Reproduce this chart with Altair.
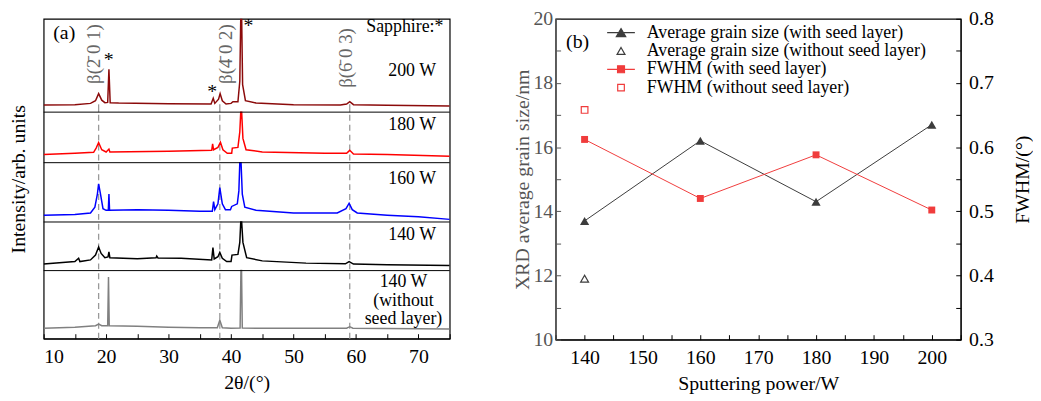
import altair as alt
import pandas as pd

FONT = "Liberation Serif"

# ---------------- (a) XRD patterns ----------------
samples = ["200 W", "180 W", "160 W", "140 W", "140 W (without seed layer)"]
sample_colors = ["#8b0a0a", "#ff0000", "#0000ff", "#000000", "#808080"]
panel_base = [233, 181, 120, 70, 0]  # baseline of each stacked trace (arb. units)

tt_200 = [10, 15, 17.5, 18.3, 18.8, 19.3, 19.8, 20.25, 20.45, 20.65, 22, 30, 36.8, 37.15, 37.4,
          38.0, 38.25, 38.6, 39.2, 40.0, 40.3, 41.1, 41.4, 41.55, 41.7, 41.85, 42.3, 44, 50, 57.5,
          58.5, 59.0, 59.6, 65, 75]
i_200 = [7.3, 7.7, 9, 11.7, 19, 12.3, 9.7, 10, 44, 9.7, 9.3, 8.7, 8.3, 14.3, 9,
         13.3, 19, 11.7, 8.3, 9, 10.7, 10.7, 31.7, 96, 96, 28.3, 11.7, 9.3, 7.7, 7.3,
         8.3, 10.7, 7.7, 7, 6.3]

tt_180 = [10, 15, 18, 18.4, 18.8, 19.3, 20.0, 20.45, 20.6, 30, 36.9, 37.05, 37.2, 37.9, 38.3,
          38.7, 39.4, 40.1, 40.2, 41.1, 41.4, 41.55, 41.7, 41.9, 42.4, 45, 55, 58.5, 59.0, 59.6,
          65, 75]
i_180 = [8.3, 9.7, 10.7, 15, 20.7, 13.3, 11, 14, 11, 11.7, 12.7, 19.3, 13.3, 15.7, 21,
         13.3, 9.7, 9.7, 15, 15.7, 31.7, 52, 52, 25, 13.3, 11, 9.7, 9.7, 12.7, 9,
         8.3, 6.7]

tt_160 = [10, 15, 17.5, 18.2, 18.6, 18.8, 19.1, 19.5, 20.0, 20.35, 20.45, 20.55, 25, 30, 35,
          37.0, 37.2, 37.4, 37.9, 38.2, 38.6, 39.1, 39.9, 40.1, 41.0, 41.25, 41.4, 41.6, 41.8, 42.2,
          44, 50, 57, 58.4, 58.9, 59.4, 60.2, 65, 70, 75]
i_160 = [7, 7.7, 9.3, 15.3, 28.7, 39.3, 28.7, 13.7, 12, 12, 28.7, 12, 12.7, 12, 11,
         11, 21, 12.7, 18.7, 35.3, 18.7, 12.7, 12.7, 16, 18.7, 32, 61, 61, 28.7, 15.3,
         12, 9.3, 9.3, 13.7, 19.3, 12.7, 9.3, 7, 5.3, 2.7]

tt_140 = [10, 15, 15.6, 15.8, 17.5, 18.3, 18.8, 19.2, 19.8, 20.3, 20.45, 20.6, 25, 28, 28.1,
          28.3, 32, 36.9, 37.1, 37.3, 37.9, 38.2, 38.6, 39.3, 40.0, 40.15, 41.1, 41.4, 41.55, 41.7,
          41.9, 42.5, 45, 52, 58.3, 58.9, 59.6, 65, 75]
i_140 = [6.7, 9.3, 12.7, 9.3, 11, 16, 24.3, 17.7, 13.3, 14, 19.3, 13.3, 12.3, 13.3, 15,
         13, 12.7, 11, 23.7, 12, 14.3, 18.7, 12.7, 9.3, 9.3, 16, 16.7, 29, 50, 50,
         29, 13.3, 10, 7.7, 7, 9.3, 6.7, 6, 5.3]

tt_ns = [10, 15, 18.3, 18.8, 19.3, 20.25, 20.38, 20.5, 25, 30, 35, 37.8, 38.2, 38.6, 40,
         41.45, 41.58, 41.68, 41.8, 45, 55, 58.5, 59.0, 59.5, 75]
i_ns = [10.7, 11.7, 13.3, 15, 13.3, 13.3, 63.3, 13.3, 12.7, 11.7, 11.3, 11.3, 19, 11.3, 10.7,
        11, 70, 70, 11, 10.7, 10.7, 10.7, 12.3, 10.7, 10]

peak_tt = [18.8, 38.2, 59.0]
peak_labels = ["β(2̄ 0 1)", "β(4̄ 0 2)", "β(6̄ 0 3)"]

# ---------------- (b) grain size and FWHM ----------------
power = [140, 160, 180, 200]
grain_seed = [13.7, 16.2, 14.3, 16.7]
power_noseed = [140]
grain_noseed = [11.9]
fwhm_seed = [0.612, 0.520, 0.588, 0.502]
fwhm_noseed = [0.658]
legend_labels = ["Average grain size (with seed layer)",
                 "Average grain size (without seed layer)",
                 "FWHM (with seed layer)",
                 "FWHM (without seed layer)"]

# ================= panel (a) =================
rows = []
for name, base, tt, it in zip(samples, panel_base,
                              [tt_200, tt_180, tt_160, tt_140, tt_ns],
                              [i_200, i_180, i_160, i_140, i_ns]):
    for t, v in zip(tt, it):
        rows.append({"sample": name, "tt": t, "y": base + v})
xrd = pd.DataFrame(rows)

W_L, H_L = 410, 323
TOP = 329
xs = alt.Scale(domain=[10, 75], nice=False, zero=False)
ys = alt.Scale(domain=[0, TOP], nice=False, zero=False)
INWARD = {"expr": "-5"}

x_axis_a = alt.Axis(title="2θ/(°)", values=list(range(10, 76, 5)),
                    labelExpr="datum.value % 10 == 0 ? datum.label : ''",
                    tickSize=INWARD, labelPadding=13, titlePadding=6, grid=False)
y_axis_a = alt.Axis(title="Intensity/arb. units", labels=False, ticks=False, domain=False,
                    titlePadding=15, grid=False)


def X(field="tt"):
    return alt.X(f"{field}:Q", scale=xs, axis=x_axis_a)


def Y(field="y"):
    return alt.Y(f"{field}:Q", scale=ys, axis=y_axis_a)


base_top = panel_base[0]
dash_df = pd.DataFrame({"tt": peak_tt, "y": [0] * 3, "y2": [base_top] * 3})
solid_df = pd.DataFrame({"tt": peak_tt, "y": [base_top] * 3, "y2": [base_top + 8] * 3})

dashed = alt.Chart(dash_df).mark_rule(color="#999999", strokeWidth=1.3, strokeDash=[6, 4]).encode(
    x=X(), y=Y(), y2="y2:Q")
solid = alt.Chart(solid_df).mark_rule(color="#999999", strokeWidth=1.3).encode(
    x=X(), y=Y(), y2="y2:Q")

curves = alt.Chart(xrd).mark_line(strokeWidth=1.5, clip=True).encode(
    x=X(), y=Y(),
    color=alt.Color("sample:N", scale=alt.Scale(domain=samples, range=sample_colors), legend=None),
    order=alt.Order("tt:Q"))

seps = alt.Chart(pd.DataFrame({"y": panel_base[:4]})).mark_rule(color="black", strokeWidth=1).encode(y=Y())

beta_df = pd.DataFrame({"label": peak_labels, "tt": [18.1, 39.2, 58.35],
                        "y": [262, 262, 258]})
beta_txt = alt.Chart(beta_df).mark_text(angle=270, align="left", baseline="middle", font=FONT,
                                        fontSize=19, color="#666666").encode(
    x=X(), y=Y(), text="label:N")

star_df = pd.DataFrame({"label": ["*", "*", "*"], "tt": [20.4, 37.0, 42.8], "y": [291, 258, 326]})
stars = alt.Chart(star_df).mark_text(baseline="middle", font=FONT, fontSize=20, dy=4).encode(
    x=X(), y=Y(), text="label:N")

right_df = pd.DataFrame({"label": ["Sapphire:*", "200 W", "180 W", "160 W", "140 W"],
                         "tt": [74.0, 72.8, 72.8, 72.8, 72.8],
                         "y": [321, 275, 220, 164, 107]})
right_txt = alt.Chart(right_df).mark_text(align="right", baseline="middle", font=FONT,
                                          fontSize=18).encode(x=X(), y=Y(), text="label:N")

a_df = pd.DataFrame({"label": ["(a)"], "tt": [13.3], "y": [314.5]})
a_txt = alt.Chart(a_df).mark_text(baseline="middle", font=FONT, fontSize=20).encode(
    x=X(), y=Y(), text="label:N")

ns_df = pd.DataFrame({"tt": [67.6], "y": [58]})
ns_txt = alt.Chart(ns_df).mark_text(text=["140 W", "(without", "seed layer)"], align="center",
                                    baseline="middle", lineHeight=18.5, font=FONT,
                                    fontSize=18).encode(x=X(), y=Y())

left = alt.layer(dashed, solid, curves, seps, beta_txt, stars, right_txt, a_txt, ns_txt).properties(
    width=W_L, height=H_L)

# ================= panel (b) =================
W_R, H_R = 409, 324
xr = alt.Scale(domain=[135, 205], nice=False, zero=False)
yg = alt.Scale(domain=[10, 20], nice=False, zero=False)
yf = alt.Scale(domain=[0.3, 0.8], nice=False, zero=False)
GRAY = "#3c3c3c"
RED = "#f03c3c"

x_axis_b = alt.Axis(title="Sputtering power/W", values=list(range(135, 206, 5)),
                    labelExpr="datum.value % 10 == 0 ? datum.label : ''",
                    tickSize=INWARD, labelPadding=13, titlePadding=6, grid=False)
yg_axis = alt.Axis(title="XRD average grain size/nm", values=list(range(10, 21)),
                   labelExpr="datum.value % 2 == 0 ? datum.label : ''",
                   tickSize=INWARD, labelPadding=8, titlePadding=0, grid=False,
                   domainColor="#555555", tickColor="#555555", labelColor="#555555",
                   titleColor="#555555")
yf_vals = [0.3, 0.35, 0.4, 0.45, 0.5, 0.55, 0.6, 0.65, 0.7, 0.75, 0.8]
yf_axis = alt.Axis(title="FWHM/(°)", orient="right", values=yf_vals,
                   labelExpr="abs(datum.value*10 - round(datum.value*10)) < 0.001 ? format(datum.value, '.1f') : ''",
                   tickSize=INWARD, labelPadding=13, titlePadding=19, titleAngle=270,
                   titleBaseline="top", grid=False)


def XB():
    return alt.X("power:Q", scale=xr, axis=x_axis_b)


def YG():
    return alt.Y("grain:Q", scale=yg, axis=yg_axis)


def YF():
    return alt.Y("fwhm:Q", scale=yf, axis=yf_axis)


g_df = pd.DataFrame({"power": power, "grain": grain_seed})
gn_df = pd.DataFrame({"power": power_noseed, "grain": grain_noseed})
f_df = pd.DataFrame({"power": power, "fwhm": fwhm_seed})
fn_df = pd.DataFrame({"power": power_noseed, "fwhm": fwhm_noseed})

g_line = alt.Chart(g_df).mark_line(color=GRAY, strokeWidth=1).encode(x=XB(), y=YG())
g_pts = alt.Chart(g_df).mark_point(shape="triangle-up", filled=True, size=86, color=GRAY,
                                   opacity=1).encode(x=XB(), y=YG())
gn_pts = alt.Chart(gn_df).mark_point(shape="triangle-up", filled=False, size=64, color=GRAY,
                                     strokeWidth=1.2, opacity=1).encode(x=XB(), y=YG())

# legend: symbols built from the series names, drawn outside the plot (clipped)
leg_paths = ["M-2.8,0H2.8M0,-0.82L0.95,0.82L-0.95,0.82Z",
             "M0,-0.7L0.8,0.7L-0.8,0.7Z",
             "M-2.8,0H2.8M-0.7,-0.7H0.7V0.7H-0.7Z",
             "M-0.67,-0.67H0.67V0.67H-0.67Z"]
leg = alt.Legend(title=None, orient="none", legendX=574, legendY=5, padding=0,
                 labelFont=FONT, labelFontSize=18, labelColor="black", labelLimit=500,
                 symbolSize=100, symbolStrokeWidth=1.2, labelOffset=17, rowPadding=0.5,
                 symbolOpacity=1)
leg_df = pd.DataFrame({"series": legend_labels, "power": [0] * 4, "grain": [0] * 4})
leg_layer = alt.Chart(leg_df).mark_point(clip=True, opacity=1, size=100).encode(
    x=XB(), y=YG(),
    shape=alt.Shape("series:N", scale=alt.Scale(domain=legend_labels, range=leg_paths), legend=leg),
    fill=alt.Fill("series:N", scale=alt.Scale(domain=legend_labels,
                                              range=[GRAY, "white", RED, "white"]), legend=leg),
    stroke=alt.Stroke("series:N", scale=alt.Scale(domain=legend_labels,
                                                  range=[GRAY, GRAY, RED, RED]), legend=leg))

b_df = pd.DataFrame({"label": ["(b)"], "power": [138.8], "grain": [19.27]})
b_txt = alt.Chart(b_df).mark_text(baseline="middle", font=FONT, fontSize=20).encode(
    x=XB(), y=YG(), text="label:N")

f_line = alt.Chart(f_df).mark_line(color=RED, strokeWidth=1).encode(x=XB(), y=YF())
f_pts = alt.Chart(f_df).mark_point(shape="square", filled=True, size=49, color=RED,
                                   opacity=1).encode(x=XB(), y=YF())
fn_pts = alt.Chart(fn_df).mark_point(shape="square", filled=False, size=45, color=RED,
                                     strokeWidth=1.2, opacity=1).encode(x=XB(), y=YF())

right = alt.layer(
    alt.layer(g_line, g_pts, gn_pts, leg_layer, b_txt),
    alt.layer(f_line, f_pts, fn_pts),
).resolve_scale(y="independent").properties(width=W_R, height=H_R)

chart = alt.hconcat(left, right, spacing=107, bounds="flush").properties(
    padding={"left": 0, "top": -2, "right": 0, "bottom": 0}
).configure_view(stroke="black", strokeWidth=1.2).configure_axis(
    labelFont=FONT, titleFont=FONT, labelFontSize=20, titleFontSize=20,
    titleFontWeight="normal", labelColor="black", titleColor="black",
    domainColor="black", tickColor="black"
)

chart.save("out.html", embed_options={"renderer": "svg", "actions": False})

○ ○ ○ ○

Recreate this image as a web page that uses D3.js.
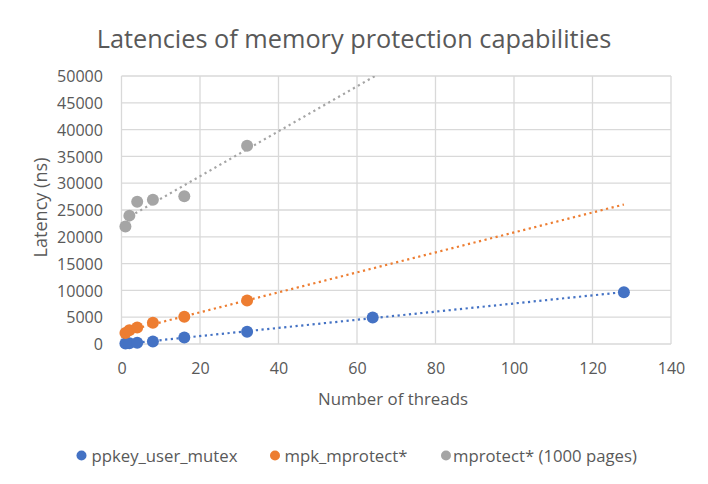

○ ○ ○ ○

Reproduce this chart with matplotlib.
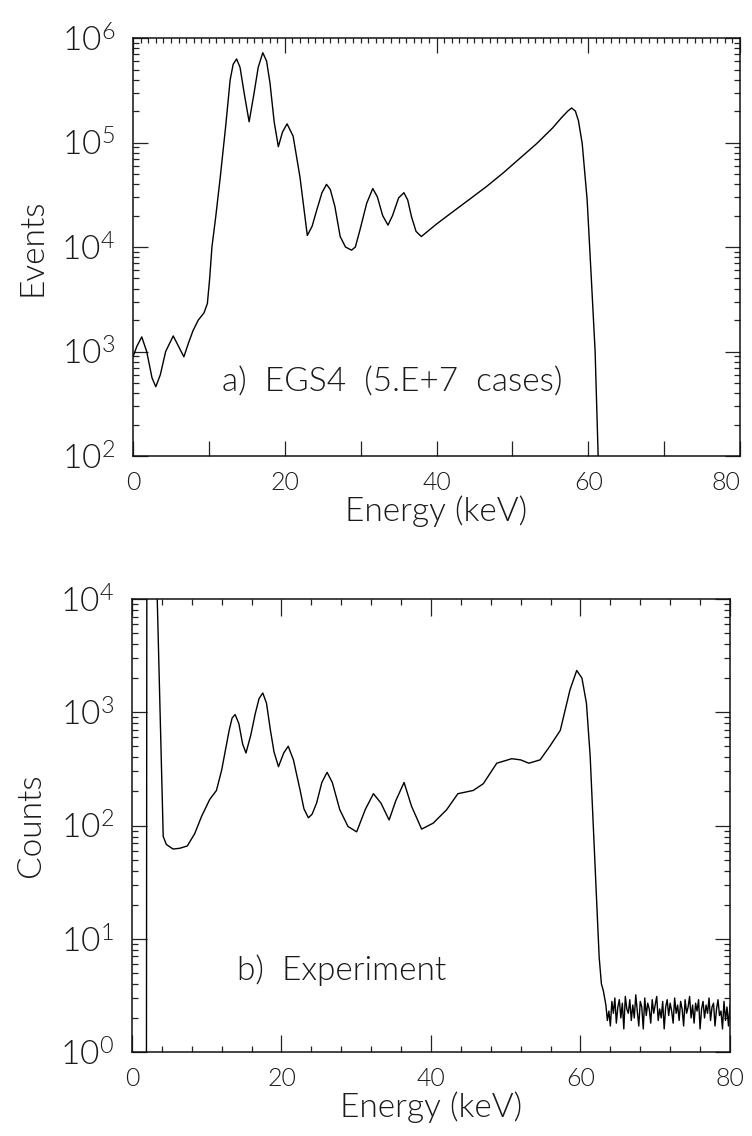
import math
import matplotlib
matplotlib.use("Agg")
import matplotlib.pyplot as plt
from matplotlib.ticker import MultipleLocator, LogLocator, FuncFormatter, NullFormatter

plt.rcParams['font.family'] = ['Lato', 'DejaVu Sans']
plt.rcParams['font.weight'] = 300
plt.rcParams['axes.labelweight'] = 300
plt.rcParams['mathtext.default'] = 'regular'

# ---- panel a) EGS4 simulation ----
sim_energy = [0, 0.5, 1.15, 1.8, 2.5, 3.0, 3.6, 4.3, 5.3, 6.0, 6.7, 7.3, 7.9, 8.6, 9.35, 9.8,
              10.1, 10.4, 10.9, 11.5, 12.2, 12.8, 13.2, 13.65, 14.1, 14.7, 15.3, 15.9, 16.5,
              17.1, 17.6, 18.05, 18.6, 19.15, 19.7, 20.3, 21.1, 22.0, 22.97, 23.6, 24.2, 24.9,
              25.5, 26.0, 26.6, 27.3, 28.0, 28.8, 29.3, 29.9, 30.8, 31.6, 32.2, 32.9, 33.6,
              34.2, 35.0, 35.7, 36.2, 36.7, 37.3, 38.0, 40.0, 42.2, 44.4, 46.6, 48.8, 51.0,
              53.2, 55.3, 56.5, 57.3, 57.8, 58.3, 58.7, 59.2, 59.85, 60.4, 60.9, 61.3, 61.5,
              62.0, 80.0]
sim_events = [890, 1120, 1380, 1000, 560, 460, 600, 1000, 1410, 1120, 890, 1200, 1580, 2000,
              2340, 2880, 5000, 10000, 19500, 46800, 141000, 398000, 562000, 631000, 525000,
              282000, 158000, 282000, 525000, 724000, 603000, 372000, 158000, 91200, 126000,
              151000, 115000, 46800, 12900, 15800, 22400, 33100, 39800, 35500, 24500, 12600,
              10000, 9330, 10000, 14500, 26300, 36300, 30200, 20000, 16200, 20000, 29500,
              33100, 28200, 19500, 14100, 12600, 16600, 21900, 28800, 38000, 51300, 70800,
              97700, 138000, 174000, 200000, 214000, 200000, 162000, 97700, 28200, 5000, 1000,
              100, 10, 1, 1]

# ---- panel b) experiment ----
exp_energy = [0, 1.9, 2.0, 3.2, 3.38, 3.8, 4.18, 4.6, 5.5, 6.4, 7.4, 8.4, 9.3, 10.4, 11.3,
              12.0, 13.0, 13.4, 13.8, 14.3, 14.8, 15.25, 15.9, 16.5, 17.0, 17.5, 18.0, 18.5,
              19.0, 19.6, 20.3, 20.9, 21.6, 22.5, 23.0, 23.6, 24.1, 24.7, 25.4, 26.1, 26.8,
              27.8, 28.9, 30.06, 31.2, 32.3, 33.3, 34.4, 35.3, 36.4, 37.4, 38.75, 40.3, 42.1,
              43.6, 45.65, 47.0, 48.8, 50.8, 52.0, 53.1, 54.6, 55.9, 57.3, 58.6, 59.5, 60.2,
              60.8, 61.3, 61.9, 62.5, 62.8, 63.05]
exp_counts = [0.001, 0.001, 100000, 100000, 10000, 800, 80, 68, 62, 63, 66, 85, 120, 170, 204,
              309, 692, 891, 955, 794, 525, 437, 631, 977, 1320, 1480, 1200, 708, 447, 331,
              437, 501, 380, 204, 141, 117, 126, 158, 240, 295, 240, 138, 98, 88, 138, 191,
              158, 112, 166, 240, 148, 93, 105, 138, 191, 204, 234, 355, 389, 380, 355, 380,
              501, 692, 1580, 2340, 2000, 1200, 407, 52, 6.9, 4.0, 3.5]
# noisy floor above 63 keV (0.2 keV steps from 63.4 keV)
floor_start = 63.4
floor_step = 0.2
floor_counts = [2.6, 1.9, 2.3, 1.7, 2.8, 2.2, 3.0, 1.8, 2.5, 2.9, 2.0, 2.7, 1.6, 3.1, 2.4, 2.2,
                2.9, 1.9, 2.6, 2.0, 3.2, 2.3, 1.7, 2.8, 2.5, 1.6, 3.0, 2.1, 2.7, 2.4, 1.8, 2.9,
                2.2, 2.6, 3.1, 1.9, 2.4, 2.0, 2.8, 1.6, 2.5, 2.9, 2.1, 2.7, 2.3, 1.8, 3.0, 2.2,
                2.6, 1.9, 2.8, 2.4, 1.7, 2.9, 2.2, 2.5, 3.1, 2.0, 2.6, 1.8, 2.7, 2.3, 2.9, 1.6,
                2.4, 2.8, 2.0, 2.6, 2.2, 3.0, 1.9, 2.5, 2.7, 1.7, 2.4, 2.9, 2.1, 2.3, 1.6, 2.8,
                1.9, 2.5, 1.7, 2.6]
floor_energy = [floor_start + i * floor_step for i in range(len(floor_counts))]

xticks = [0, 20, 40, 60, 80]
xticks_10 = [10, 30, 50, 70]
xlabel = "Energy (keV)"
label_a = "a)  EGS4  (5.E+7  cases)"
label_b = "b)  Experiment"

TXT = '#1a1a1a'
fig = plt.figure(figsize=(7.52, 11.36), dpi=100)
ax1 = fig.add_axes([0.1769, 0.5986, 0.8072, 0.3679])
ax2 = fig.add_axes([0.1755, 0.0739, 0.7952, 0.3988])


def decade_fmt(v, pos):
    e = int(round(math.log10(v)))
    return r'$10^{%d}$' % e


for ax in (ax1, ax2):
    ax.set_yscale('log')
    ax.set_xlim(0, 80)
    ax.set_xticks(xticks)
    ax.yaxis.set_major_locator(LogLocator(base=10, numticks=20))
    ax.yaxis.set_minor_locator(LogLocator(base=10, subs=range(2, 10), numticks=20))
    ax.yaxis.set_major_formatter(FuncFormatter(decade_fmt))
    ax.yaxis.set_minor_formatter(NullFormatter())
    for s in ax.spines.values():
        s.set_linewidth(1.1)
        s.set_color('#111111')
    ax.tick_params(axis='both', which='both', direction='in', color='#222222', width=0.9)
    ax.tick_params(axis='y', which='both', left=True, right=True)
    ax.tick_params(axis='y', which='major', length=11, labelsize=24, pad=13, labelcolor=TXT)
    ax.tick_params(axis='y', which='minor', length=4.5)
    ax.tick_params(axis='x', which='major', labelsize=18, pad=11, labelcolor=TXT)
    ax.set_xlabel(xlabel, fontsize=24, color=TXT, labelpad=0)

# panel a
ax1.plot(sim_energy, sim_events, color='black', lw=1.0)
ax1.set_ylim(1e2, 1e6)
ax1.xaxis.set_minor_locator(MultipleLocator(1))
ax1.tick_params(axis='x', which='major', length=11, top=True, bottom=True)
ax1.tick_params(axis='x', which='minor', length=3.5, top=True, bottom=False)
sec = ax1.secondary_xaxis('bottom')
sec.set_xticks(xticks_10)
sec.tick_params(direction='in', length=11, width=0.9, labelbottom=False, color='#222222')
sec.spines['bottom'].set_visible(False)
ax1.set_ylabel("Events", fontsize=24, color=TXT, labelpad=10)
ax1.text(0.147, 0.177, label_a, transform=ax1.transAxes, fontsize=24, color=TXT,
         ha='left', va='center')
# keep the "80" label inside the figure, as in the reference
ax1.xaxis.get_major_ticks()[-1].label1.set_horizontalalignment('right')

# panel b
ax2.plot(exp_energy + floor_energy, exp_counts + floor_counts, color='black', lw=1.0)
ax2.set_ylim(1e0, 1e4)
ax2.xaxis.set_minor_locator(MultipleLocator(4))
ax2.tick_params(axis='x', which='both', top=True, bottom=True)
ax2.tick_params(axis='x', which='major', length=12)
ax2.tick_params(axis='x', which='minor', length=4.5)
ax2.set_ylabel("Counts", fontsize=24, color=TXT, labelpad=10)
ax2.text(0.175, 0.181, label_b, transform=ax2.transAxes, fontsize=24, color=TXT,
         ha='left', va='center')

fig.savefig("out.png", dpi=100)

○ ○ ○ ○

Given instruction: Among the entries above, take the lines from the one with "Reproduce this chart with Altair." through the one with "panel_base = [233, 181, 120, 70, 0]" and retype them exactly, leaving out the pictures.

Result below:
Reproduce this chart with Altair.
import altair as alt
import pandas as pd

FONT = "Liberation Serif"

# ---------------- (a) XRD patterns ----------------
samples = ["200 W", "180 W", "160 W", "140 W", "140 W (without seed layer)"]
sample_colors = ["#8b0a0a", "#ff0000", "#0000ff", "#000000", "#808080"]
panel_base = [233, 181, 120, 70, 0]  # baseline of each stacked trace (arb. units)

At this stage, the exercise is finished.